Comparing 1974-1995 (22 years) to 1996-2017 (22 years), this is how much each changed:
- Precipitation: +2.6%
- NO3-N concentration: +11%
- NO3-N load: +34%
- Yield/mm precipitation: +30%.
Obviously increases in delivery of nitrate to streams have been far larger than precipitation increases. 74% of the load increase has occurred in two months: May and June. That’s a real head-slapper.
If global warming means wetter weather for Iowa, which a lot of people are saying will be the case, we can see here that modest increases in precipitation will likely produce disproportionately larger increases in nitrate loading. This data is shown in the graphs below.

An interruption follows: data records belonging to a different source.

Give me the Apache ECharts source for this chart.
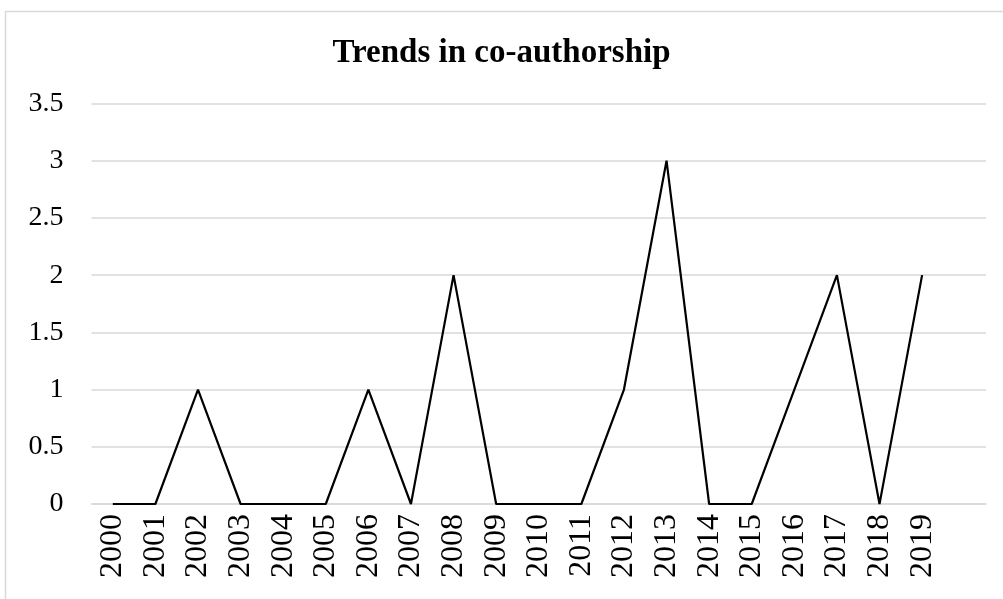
<!DOCTYPE html>
<html>
<head>
<meta charset="utf-8">
<script src="https://cdn.jsdelivr.net/npm/echarts@6/dist/echarts.min.js"></script>
<style>html,body{margin:0;padding:0;background:#fff;}#c{width:1003px;height:599px;}</style>
</head>
<body>
<div id="c"></div>
<script>
const titleText = 'Trends in co-authorship';
const years = ['2000','2001','2002','2003','2004','2005','2006','2007','2008','2009','2010','2011','2012','2013','2014','2015','2016','2017','2018','2019',''];
const values = [0,0,1,0,0,0,1,0,2,0,0,0,1,3,0,0,1,2,0,2];
const yTicks = [0,0.5,1,1.5,2,2.5,3,3.5];

const chart = echarts.init(document.getElementById('c'));
const font = 'Liberation Serif, Times New Roman, serif';
chart.setOption({
  animation: false,
  graphic: [{
    type: 'rect', shape: {x: 5.5, y: 11.5, width: 1100, height: 700},
    style: {fill: 'none', stroke: '#d9d9d9', lineWidth: 1.5}, z: -1
  }],
  title: {
    text: titleText, left: 'center', top: 32,
    textStyle: {fontFamily: font, fontWeight: 'bold', fontSize: 33, color: '#000'}
  },
  grid: {left: 91.5, right: 17, top: 103.5, bottom: 95},
  xAxis: {
    type: 'category', data: years, boundaryGap: true,
    axisLine: {show: true, lineStyle: {color: '#d9d9d9', width: 1.5}},
    axisTick: {show: false},
    axisLabel: {rotate: 90, interval: 0, margin: 10, fontFamily: font, fontSize: 32, color: '#000'}
  },
  yAxis: {
    type: 'value', min: yTicks[0], max: yTicks[yTicks.length-1], interval: 0.5,
    axisLine: {show: false}, axisTick: {show: false},
    splitLine: {lineStyle: {color: '#d9d9d9', width: 1.5}},
    axisLabel: {margin: 28, fontFamily: font, fontSize: 28, color: '#000'}
  },
  series: [{
    type: 'line', data: values, showSymbol: false, symbol: 'none',
    lineStyle: {color: '#000', width: 2.2}
  }]
});
</script>
</body>
</html>
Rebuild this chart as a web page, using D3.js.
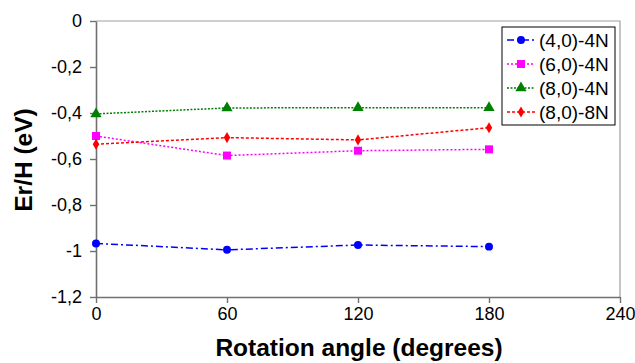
<!DOCTYPE html>
<meta charset="utf-8">
<style>

body {
	margin: 0;
	background: #fff;
}

svg {
	font-family: "Liberation Sans", Arial, sans-serif;
}

</style>
<svg width="635" height="363"></svg>
<script src="https://d3js.org/d3.v7.min.js"></script>
<script>

	// rotation angles (degrees)
	var angles = [0, 60, 120, 180];

	// Er/H (eV)
	var s4_0_4N = [-0.967, -0.995, -0.974, -0.981];
	var s6_0_4N = [-0.500, -0.585, -0.564, -0.558];
	var s8_0_4N = [-0.404, -0.378, -0.377, -0.377];
	var s8_0_8N = [-0.536, -0.507, -0.517, -0.464];

	var seriesNames = ["(4,0)-4N", "(6,0)-4N", "(8,0)-4N", "(8,0)-8N"];
	var xTicks = [0, 60, 120, 180, 240];
	var yTicks = [0, -0.2, -0.4, -0.6, -0.8, -1, -1.2];

	var series = [
		{ name: seriesNames[0], values: s4_0_4N, color: "#0000ff", dash: "7,3,2,3", symbol: d3.symbolCircle, size: 50 },
		{ name: seriesNames[1], values: s6_0_4N, color: "#ff00ff", dash: "2,2", symbol: d3.symbolSquare, size: 64 },
		{ name: seriesNames[2], values: s8_0_4N, color: "#008000", dash: "2,1.5", symbol: d3.symbolTriangle, size: 55 },
		{ name: seriesNames[3], values: s8_0_8N, color: "#ff0000", dash: "3,2", symbol: d3.symbolDiamond, size: 36 }
	];

	var svg = d3.select("svg"),
		mLeft = 96, mRight = 620, mTop = 21, mBottom = 297;

	var x = d3.scaleLinear().domain([0, 240]).range([mLeft, mRight]);
	var y = d3.scaleLinear().domain([-1.2, 0]).range([mBottom, mTop]);

	var fmt = function(d) { return String(+d.toFixed(1)).replace(".", ","); };

	// plot frame (top and right)
	svg.append("path")
		.attr("d", "M" + mLeft + "," + mTop + "H" + mRight + "V" + mBottom)
		.attr("fill", "none")
		.attr("stroke", "#a0a0a0")
		.attr("stroke-width", 1.2);

	var xAxis = svg.append("g")
		.attr("transform", "translate(0," + mBottom + ")")
		.call(d3.axisBottom(x).tickValues(xTicks).tickSize(6).tickSizeOuter(0).tickPadding(4));

	var yAxis = svg.append("g")
		.attr("transform", "translate(" + mLeft + ",0)")
		.call(d3.axisLeft(y).tickValues(yTicks).tickSize(6).tickSizeOuter(0).tickPadding(8).tickFormat(fmt));

	[xAxis, yAxis].forEach(function(a) {
		a.select(".domain").attr("stroke", "#707070").attr("stroke-width", 1.6);
		a.selectAll(".tick line").attr("stroke", "#707070").attr("stroke-width", 1.4);
		a.selectAll(".tick text")
			.attr("fill", "#000")
			.style("font-size", "18px")
			.style("font-family", "'Liberation Sans', Arial, sans-serif");
	});

	// axis titles
	svg.append("text")
		.attr("x", 359)
		.attr("y", 356)
		.attr("text-anchor", "middle")
		.style("font-size", "24.5px")
		.style("font-weight", "bold")
		.text("Rotation angle (degrees)");

	svg.append("text")
		.attr("transform", "translate(32,160) rotate(-90)")
		.attr("text-anchor", "middle")
		.style("font-size", "24.5px")
		.style("font-weight", "bold")
		.text("Er/H (eV)");

	var line = d3.line()
		.x(function(d, i) { return x(angles[i]); })
		.y(function(d) { return y(d); });

	var sg = svg.selectAll(".series")
		.data(series)
		.enter().append("g")
		.attr("class", "series");

	sg.append("path")
		.attr("d", function(d) { return line(d.values); })
		.attr("fill", "none")
		.attr("stroke", function(d) { return d.color; })
		.attr("stroke-width", 1.5)
		.attr("stroke-dasharray", function(d) { return d.dash; });

	sg.selectAll(".pt")
		.data(function(d) { return d.values.map(function(v, i) { return { v: v, i: i, s: d }; }); })
		.enter().append("path")
		.attr("class", "pt")
		.attr("transform", function(d) { return "translate(" + x(angles[d.i]) + "," + y(d.v) + ")"; })
		.attr("d", function(d) { return d3.symbol().type(d.s.symbol).size(d.s.size)(); })
		.attr("fill", function(d) { return d.s.color; });

	// legend
	var lg = svg.append("g").attr("transform", "translate(502,27)");
	lg.append("rect")
		.attr("width", 113)
		.attr("height", 98)
		.attr("fill", "#fff")
		.attr("stroke", "#000")
		.attr("stroke-width", 1);

	var item = lg.selectAll(".item")
		.data(series)
		.enter().append("g")
		.attr("transform", function(d, i) { return "translate(0," + (13 + i * 24) + ")"; });

	item.append("line")
		.attr("x1", 5).attr("x2", 33)
		.attr("stroke", function(d) { return d.color; })
		.attr("stroke-width", 1.5)
		.attr("stroke-dasharray", function(d) { return d.dash; });

	item.append("path")
		.attr("transform", "translate(19,0)")
		.attr("d", function(d) { return d3.symbol().type(d.symbol).size(d.size)(); })
		.attr("fill", function(d) { return d.color; });

	item.append("text")
		.attr("x", 37)
		.attr("dy", "0.35em")
		.style("font-size", "19px")
		.text(function(d) { return d.name; });

</script>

The featured image is the Marsh Bridge over the North Raccoon River at Lake City, known as the “Coon Bridge” back in the day. James Barney Marsh was a Wisconsin native educated as an engineer at Iowa State College. The Marsh design was patented and repeated in several bridges across the Midwest, especially in Iowa and Kansas. Another Marsh bridge spans the Des Moines River at Court Avenue in the capitol city. The Coon Bridge was constructed in 1914 and replaced in 1985, but still resides in a nearby county park.